Exercise goal: Quote the listing below in full and exactly as written, but omit every picture.

Information provided:
###
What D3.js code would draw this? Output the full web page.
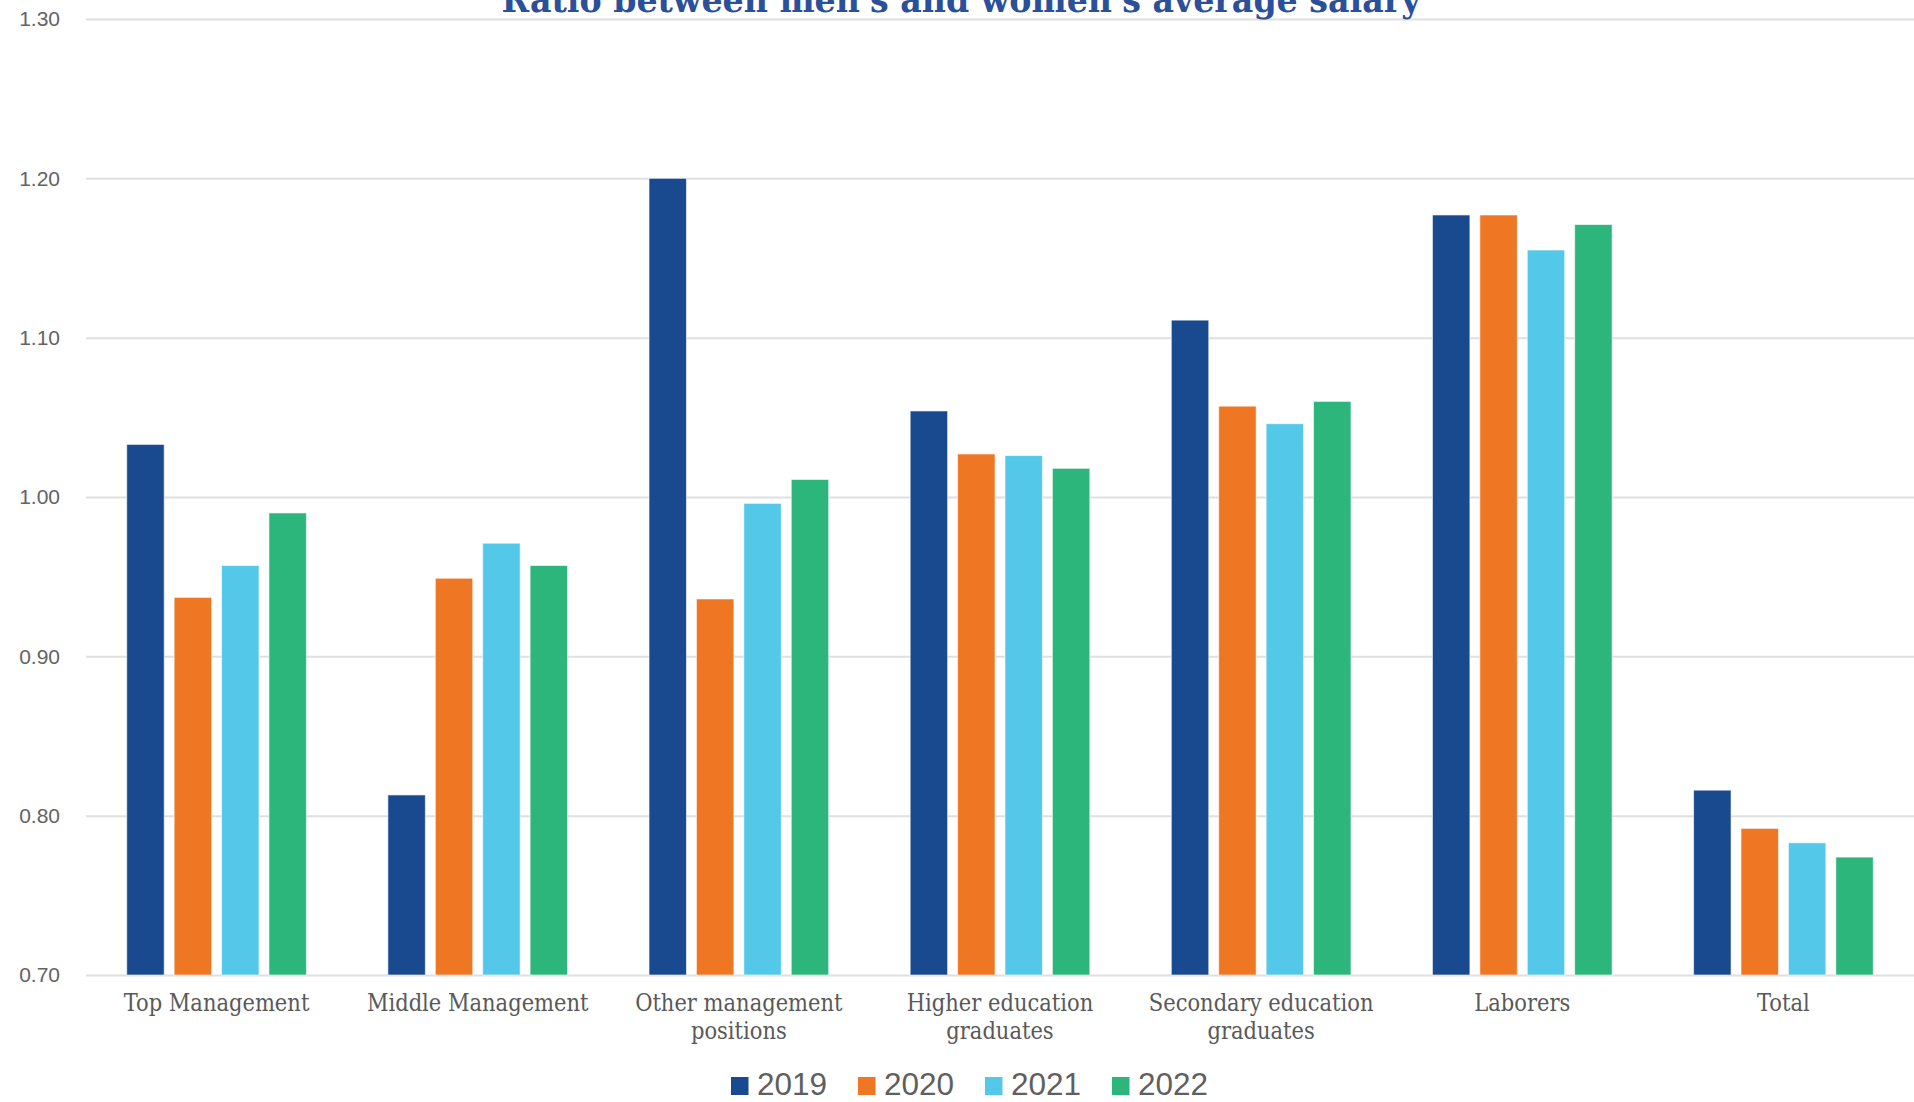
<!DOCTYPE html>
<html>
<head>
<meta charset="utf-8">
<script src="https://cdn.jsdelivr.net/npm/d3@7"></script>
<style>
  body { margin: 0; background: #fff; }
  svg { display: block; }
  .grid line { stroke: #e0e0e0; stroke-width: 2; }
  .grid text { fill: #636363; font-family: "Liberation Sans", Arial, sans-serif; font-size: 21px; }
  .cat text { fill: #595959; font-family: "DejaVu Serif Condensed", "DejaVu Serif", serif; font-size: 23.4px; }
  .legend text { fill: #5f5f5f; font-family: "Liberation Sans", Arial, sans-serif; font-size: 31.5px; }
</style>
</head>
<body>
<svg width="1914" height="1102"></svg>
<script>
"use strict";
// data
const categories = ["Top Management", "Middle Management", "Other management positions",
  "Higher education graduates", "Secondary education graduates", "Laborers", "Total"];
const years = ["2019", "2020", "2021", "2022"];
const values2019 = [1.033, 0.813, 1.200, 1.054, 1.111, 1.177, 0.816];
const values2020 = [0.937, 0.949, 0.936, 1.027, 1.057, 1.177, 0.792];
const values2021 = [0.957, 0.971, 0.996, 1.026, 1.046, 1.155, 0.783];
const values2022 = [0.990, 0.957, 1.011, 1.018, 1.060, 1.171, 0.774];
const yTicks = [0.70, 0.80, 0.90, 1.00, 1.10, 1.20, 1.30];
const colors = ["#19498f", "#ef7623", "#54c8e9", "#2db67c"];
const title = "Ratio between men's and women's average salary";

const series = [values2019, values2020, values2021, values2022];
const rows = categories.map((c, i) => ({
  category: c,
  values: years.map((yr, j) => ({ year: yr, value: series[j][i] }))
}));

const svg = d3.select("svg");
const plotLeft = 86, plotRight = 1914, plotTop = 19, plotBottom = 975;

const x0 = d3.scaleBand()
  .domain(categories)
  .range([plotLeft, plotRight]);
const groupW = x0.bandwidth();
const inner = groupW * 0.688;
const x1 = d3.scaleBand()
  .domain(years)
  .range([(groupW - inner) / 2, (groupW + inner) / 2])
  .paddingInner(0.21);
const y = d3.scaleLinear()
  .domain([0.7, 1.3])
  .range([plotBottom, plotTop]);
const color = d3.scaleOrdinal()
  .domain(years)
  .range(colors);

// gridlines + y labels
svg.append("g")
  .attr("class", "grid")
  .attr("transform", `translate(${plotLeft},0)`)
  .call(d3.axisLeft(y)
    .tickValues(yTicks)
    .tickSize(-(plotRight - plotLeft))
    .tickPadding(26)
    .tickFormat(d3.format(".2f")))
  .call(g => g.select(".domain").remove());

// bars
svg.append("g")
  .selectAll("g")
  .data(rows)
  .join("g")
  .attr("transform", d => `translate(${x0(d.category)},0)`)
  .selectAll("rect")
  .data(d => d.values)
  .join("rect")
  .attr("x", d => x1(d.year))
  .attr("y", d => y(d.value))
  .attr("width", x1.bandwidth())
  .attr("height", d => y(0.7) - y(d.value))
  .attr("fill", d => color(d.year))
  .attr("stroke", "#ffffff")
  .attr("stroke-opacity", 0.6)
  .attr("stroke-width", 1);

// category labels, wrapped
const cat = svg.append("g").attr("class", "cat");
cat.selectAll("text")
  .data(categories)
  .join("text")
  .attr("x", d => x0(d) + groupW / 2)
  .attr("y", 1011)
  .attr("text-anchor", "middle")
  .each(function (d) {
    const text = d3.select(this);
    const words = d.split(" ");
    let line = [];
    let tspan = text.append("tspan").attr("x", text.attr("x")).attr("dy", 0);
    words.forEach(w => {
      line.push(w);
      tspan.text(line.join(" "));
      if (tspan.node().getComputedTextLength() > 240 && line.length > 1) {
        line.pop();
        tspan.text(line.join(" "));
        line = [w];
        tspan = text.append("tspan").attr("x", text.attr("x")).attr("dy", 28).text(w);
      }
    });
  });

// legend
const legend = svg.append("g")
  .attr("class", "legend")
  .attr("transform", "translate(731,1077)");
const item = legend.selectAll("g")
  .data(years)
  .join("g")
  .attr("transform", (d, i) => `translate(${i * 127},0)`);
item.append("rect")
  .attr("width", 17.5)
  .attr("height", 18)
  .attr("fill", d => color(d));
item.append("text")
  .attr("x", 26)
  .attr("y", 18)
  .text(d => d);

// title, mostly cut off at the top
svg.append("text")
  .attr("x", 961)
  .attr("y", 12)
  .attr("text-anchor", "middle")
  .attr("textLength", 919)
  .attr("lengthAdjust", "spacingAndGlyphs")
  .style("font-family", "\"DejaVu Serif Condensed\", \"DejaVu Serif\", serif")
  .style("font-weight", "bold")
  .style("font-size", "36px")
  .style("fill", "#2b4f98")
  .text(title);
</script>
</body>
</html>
###
The result:
What D3.js code would draw this? Output the full web page.
<!DOCTYPE html>
<html>
<head>
<meta charset="utf-8">
<script src="https://cdn.jsdelivr.net/npm/d3@7"></script>
<style>
  body { margin: 0; background: #fff; }
  svg { display: block; }
  .grid line { stroke: #e0e0e0; stroke-width: 2; }
  .grid text { fill: #636363; font-family: "Liberation Sans", Arial, sans-serif; font-size: 21px; }
  .cat text { fill: #595959; font-family: "DejaVu Serif Condensed", "DejaVu Serif", serif; font-size: 23.4px; }
  .legend text { fill: #5f5f5f; font-family: "Liberation Sans", Arial, sans-serif; font-size: 31.5px; }
</style>
</head>
<body>
<svg width="1914" height="1102"></svg>
<script>
"use strict";
// data
const categories = ["Top Management", "Middle Management", "Other management positions",
  "Higher education graduates", "Secondary education graduates", "Laborers", "Total"];
const years = ["2019", "2020", "2021", "2022"];
const values2019 = [1.033, 0.813, 1.200, 1.054, 1.111, 1.177, 0.816];
const values2020 = [0.937, 0.949, 0.936, 1.027, 1.057, 1.177, 0.792];
const values2021 = [0.957, 0.971, 0.996, 1.026, 1.046, 1.155, 0.783];
const values2022 = [0.990, 0.957, 1.011, 1.018, 1.060, 1.171, 0.774];
const yTicks = [0.70, 0.80, 0.90, 1.00, 1.10, 1.20, 1.30];
const colors = ["#19498f", "#ef7623", "#54c8e9", "#2db67c"];
const title = "Ratio between men's and women's average salary";

const series = [values2019, values2020, values2021, values2022];
const rows = categories.map((c, i) => ({
  category: c,
  values: years.map((yr, j) => ({ year: yr, value: series[j][i] }))
}));

const svg = d3.select("svg");
const plotLeft = 86, plotRight = 1914, plotTop = 19, plotBottom = 975;

const x0 = d3.scaleBand()
  .domain(categories)
  .range([plotLeft, plotRight]);
const groupW = x0.bandwidth();
const inner = groupW * 0.688;
const x1 = d3.scaleBand()
  .domain(years)
  .range([(groupW - inner) / 2, (groupW + inner) / 2])
  .paddingInner(0.21);
const y = d3.scaleLinear()
  .domain([0.7, 1.3])
  .range([plotBottom, plotTop]);
const color = d3.scaleOrdinal()
  .domain(years)
  .range(colors);

// gridlines + y labels
svg.append("g")
  .attr("class", "grid")
  .attr("transform", `translate(${plotLeft},0)`)
  .call(d3.axisLeft(y)
    .tickValues(yTicks)
    .tickSize(-(plotRight - plotLeft))
    .tickPadding(26)
    .tickFormat(d3.format(".2f")))
  .call(g => g.select(".domain").remove());

// bars
svg.append("g")
  .selectAll("g")
  .data(rows)
  .join("g")
  .attr("transform", d => `translate(${x0(d.category)},0)`)
  .selectAll("rect")
  .data(d => d.values)
  .join("rect")
  .attr("x", d => x1(d.year))
  .attr("y", d => y(d.value))
  .attr("width", x1.bandwidth())
  .attr("height", d => y(0.7) - y(d.value))
  .attr("fill", d => color(d.year))
  .attr("stroke", "#ffffff")
  .attr("stroke-opacity", 0.6)
  .attr("stroke-width", 1);

// category labels, wrapped
const cat = svg.append("g").attr("class", "cat");
cat.selectAll("text")
  .data(categories)
  .join("text")
  .attr("x", d => x0(d) + groupW / 2)
  .attr("y", 1011)
  .attr("text-anchor", "middle")
  .each(function (d) {
    const text = d3.select(this);
    const words = d.split(" ");
    let line = [];
    let tspan = text.append("tspan").attr("x", text.attr("x")).attr("dy", 0);
    words.forEach(w => {
      line.push(w);
      tspan.text(line.join(" "));
      if (tspan.node().getComputedTextLength() > 240 && line.length > 1) {
        line.pop();
        tspan.text(line.join(" "));
        line = [w];
        tspan = text.append("tspan").attr("x", text.attr("x")).attr("dy", 28).text(w);
      }
    });
  });

// legend
const legend = svg.append("g")
  .attr("class", "legend")
  .attr("transform", "translate(731,1077)");
const item = legend.selectAll("g")
  .data(years)
  .join("g")
  .attr("transform", (d, i) => `translate(${i * 127},0)`);
item.append("rect")
  .attr("width", 17.5)
  .attr("height", 18)
  .attr("fill", d => color(d));
item.append("text")
  .attr("x", 26)
  .attr("y", 18)
  .text(d => d);

// title, mostly cut off at the top
svg.append("text")
  .attr("x", 961)
  .attr("y", 12)
  .attr("text-anchor", "middle")
  .attr("textLength", 919)
  .attr("lengthAdjust", "spacingAndGlyphs")
  .style("font-family", "\"DejaVu Serif Condensed\", \"DejaVu Serif\", serif")
  .style("font-weight", "bold")
  .style("font-size", "36px")
  .style("fill", "#2b4f98")
  .text(title);
</script>
</body>
</html>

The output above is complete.